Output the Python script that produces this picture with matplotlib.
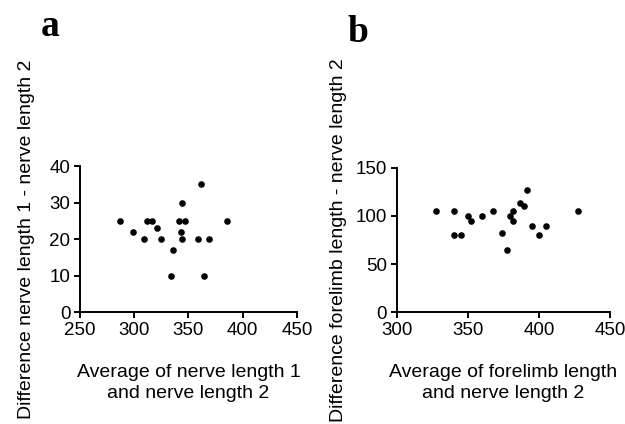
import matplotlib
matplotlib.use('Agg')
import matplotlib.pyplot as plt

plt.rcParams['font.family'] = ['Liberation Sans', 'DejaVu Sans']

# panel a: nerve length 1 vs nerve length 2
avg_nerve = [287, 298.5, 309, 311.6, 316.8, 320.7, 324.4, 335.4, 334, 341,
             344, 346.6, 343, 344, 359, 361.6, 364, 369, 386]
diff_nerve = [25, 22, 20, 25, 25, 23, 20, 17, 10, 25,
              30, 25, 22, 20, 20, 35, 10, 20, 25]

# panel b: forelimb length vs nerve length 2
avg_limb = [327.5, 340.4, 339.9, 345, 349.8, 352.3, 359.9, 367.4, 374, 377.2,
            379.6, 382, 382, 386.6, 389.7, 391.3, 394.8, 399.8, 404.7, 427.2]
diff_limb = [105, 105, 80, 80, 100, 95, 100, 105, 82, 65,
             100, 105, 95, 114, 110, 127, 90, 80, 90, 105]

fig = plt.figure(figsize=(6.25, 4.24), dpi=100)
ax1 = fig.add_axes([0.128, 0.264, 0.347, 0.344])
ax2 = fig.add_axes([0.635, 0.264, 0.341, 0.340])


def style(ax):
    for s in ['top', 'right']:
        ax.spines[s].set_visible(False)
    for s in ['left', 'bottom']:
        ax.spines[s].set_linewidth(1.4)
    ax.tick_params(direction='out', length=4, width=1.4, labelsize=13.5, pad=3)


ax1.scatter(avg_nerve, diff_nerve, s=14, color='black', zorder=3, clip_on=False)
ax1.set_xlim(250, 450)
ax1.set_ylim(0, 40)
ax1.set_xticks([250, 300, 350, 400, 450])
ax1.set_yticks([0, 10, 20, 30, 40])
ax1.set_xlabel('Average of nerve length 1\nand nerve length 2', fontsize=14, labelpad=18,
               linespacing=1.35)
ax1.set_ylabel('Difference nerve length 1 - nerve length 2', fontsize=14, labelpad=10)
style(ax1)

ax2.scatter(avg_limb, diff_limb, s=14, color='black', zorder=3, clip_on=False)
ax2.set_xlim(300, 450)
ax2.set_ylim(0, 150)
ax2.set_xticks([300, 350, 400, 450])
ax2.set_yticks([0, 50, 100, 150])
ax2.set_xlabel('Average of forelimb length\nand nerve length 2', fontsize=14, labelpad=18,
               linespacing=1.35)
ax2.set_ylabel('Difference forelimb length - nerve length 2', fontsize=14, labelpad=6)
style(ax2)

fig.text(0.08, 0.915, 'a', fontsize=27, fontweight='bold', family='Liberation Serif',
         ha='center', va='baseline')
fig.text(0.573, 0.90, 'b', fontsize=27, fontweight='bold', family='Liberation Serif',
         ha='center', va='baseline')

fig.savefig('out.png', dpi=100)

====

→ **REQUIREMENT**
Leave out the pictures and copy the rest of the material above exactly.

→ **ANSWER TO THE EXERCISE**
Output the Python script that produces this picture with matplotlib.
import matplotlib
matplotlib.use('Agg')
import matplotlib.pyplot as plt

plt.rcParams['font.family'] = ['Liberation Sans', 'DejaVu Sans']

# panel a: nerve length 1 vs nerve length 2
avg_nerve = [287, 298.5, 309, 311.6, 316.8, 320.7, 324.4, 335.4, 334, 341,
             344, 346.6, 343, 344, 359, 361.6, 364, 369, 386]
diff_nerve = [25, 22, 20, 25, 25, 23, 20, 17, 10, 25,
              30, 25, 22, 20, 20, 35, 10, 20, 25]

# panel b: forelimb length vs nerve length 2
avg_limb = [327.5, 340.4, 339.9, 345, 349.8, 352.3, 359.9, 367.4, 374, 377.2,
            379.6, 382, 382, 386.6, 389.7, 391.3, 394.8, 399.8, 404.7, 427.2]
diff_limb = [105, 105, 80, 80, 100, 95, 100, 105, 82, 65,
             100, 105, 95, 114, 110, 127, 90, 80, 90, 105]

fig = plt.figure(figsize=(6.25, 4.24), dpi=100)
ax1 = fig.add_axes([0.128, 0.264, 0.347, 0.344])
ax2 = fig.add_axes([0.635, 0.264, 0.341, 0.340])


def style(ax):
    for s in ['top', 'right']:
        ax.spines[s].set_visible(False)
    for s in ['left', 'bottom']:
        ax.spines[s].set_linewidth(1.4)
    ax.tick_params(direction='out', length=4, width=1.4, labelsize=13.5, pad=3)


ax1.scatter(avg_nerve, diff_nerve, s=14, color='black', zorder=3, clip_on=False)
ax1.set_xlim(250, 450)
ax1.set_ylim(0, 40)
ax1.set_xticks([250, 300, 350, 400, 450])
ax1.set_yticks([0, 10, 20, 30, 40])
ax1.set_xlabel('Average of nerve length 1\nand nerve length 2', fontsize=14, labelpad=18,
               linespacing=1.35)
ax1.set_ylabel('Difference nerve length 1 - nerve length 2', fontsize=14, labelpad=10)
style(ax1)

ax2.scatter(avg_limb, diff_limb, s=14, color='black', zorder=3, clip_on=False)
ax2.set_xlim(300, 450)
ax2.set_ylim(0, 150)
ax2.set_xticks([300, 350, 400, 450])
ax2.set_yticks([0, 50, 100, 150])
ax2.set_xlabel('Average of forelimb length\nand nerve length 2', fontsize=14, labelpad=18,
               linespacing=1.35)
ax2.set_ylabel('Difference forelimb length - nerve length 2', fontsize=14, labelpad=6)
style(ax2)

fig.text(0.08, 0.915, 'a', fontsize=27, fontweight='bold', family='Liberation Serif',
         ha='center', va='baseline')
fig.text(0.573, 0.90, 'b', fontsize=27, fontweight='bold', family='Liberation Serif',
         ha='center', va='baseline')

fig.savefig('out.png', dpi=100)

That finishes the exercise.